▶ [Dataset section]

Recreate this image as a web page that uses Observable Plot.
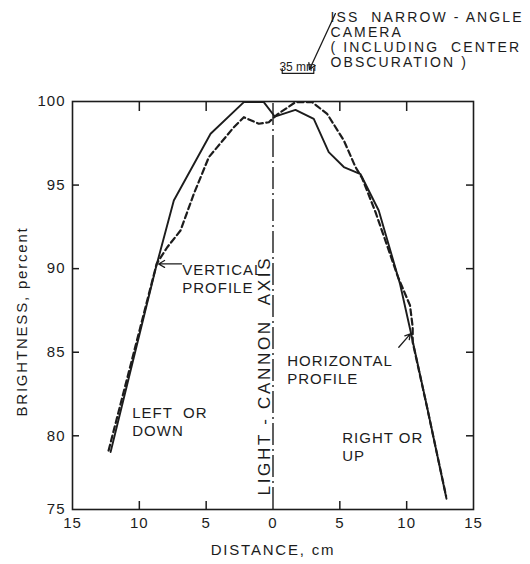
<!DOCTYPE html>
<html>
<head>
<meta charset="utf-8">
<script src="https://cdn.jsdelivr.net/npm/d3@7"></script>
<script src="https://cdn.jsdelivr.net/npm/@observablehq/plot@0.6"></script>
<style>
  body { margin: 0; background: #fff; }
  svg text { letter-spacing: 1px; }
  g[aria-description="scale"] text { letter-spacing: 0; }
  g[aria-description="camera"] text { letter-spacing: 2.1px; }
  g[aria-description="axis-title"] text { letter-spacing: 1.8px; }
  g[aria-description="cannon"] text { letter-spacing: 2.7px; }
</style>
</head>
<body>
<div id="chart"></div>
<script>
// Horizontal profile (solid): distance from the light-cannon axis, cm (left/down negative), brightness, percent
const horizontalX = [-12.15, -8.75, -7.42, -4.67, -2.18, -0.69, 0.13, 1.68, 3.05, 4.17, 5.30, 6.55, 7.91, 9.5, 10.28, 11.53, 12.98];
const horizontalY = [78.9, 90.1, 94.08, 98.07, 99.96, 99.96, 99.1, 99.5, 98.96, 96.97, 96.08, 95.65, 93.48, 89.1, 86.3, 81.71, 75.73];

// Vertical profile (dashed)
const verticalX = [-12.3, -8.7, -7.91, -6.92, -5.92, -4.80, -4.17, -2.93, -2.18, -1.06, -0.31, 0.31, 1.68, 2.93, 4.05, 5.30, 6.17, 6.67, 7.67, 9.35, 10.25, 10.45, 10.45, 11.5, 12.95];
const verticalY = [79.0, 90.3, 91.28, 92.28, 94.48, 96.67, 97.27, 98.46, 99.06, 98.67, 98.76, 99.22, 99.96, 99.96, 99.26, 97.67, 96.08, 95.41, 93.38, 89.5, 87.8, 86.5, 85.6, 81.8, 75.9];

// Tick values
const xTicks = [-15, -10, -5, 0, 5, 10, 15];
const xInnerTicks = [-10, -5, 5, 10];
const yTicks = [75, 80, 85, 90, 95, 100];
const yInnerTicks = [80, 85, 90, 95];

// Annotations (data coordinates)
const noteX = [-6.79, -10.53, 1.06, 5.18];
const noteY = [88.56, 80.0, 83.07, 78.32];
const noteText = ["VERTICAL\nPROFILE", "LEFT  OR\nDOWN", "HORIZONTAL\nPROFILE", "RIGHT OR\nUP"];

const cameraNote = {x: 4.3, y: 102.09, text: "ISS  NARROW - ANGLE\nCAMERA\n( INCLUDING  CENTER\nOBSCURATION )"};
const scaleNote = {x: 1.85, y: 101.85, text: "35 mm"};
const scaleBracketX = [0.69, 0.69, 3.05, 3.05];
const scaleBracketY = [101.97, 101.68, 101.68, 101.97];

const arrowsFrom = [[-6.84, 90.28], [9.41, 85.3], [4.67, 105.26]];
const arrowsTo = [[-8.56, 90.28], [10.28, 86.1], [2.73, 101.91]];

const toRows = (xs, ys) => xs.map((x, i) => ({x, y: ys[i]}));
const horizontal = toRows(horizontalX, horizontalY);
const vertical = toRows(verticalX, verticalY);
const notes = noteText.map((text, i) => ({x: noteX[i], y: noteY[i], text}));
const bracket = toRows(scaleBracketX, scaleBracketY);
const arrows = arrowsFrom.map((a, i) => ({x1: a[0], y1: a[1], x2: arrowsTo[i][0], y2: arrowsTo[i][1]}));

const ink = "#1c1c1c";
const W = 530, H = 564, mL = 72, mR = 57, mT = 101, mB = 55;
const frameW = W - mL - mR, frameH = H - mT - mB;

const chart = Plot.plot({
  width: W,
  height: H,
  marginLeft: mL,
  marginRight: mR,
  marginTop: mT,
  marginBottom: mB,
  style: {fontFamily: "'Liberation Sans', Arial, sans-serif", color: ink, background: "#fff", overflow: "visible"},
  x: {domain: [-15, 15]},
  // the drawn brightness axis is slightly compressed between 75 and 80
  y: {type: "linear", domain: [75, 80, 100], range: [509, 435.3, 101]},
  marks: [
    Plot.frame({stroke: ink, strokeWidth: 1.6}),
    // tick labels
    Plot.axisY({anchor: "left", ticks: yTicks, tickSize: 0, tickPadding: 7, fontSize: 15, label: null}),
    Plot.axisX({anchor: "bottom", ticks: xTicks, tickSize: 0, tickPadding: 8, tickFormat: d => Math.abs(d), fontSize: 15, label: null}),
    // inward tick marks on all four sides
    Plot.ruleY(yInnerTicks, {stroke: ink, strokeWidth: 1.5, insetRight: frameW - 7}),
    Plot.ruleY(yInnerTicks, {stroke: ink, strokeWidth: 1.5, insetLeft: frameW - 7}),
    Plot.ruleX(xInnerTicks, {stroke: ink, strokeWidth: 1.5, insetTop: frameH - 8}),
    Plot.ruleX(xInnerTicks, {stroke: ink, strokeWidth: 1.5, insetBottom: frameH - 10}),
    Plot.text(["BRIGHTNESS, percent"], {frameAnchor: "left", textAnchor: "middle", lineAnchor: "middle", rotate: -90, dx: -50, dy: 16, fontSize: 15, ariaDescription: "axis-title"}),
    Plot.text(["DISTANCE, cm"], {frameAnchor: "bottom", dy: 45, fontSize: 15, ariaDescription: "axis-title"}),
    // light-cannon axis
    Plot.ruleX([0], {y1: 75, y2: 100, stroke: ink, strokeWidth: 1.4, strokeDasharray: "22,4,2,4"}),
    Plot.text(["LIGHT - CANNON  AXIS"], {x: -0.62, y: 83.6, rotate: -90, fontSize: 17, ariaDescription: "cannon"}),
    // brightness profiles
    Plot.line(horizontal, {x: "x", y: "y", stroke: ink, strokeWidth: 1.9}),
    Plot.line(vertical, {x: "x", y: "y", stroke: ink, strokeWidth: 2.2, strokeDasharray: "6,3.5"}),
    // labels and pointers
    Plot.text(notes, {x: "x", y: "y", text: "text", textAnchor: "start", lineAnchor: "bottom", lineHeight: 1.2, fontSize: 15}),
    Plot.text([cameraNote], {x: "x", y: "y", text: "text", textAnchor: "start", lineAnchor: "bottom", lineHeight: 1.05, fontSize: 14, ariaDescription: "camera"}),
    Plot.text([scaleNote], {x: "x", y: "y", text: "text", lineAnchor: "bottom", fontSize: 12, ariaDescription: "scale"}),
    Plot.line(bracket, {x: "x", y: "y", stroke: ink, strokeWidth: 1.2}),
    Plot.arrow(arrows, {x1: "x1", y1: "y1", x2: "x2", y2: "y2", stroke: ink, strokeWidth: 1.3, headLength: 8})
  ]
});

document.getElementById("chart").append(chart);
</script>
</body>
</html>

▶ [What to work on]
Omitting all pictures, restate exactly the lines of the material from its start through the line that contains "86.3, 81.71, 75.73];".

▶ [Result of this task]
Recreate this image as a web page that uses Observable Plot.
<!DOCTYPE html>
<html>
<head>
<meta charset="utf-8">
<script src="https://cdn.jsdelivr.net/npm/d3@7"></script>
<script src="https://cdn.jsdelivr.net/npm/@observablehq/plot@0.6"></script>
<style>
  body { margin: 0; background: #fff; }
  svg text { letter-spacing: 1px; }
  g[aria-description="scale"] text { letter-spacing: 0; }
  g[aria-description="camera"] text { letter-spacing: 2.1px; }
  g[aria-description="axis-title"] text { letter-spacing: 1.8px; }
  g[aria-description="cannon"] text { letter-spacing: 2.7px; }
</style>
</head>
<body>
<div id="chart"></div>
<script>
// Horizontal profile (solid): distance from the light-cannon axis, cm (left/down negative), brightness, percent
const horizontalX = [-12.15, -8.75, -7.42, -4.67, -2.18, -0.69, 0.13, 1.68, 3.05, 4.17, 5.30, 6.55, 7.91, 9.5, 10.28, 11.53, 12.98];
const horizontalY = [78.9, 90.1, 94.08, 98.07, 99.96, 99.96, 99.1, 99.5, 98.96, 96.97, 96.08, 95.65, 93.48, 89.1, 86.3, 81.71, 75.73];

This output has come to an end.